Vince Cable and Michael Fallon must surely be the only two people in the world who still don’t believe the Royal Mail was sold off too cheaply.
On Day One, the stock market value of the company rose by £750m. That’s three-quarters of a billion pounds that could have gone towards plugging the deficit. Since then, of course, the price has risen ever higher.
But try telling that to Messrs Cable and Fallon.
No, they declare. The price was right.
Both are dogged under fire – veteran politicians tend to be. We are unlikely to get any yielding towards apologies or admissions of error.
But cracks are emerging over their refusal to hand over the identities of the gilded few “priority investors” given extra-large share allocations. Given that those who sold their shares have made profits of more than £300m to the detriment of taxpayers, it is clearly in the public interest to know who they are.

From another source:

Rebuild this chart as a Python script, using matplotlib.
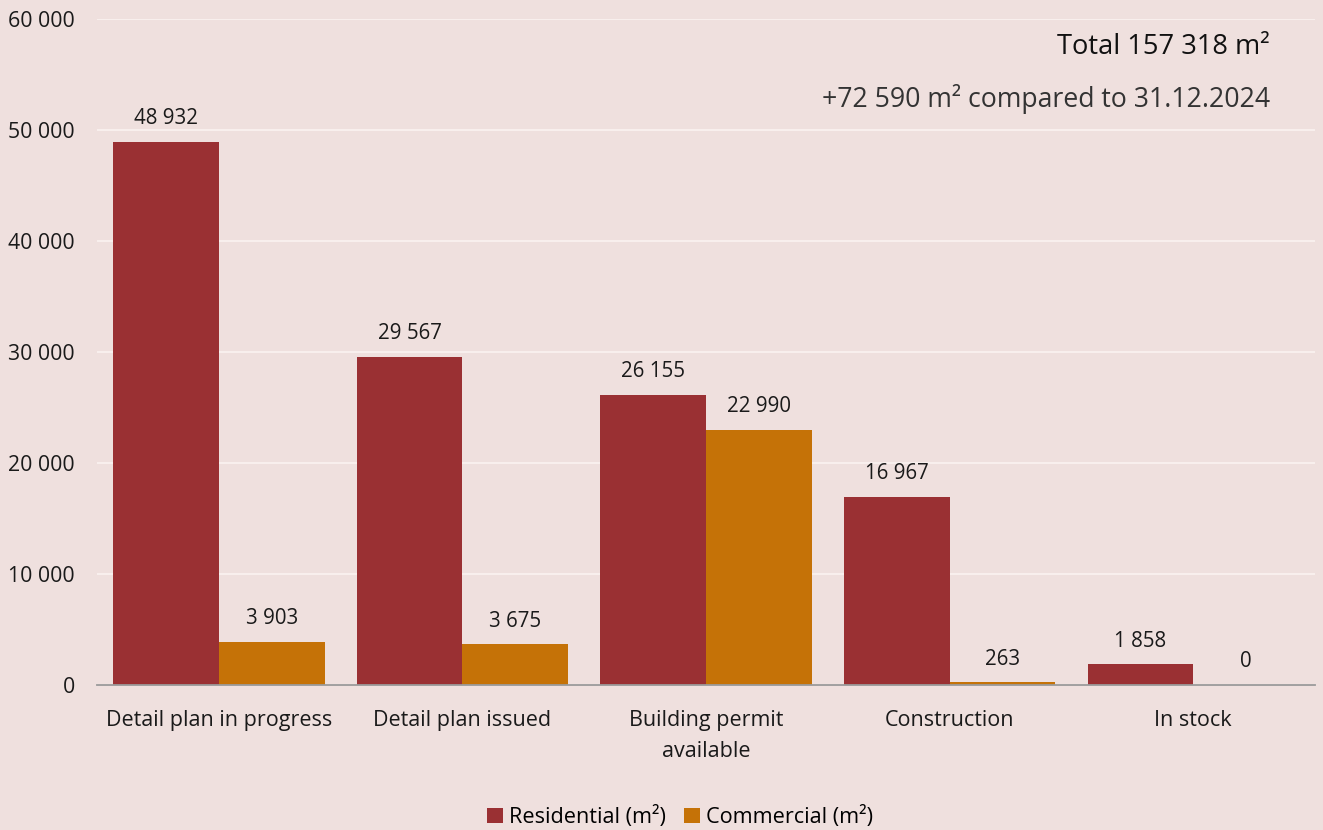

Late tonight, the Government finally conceded that some were hedge funds.
This is not necessarily a bad thing. Some hedgies stick around for years, but the majority do not, preferring to duck in and out when a quick profit has been made. It actually makes sense to give them a slug of the shares in a flotation for this very reason – their rapid-fire buying and selling means there’s always a ready supply and demand.
But we weren’t told all this in the run-up to the flotation. Neither were we warned about the other kind of hedge fund which could one day turn up: the “activist investors” who buy shares then muscle for asset sales, price rises and dramatic cost cutting.
Instead, the politicians gave us hollow promises that long-term investors would be favoured. The truth is, once a service is privatised, no democratic government can control who buys and sells its shares. What they can do, though, is be honest about it.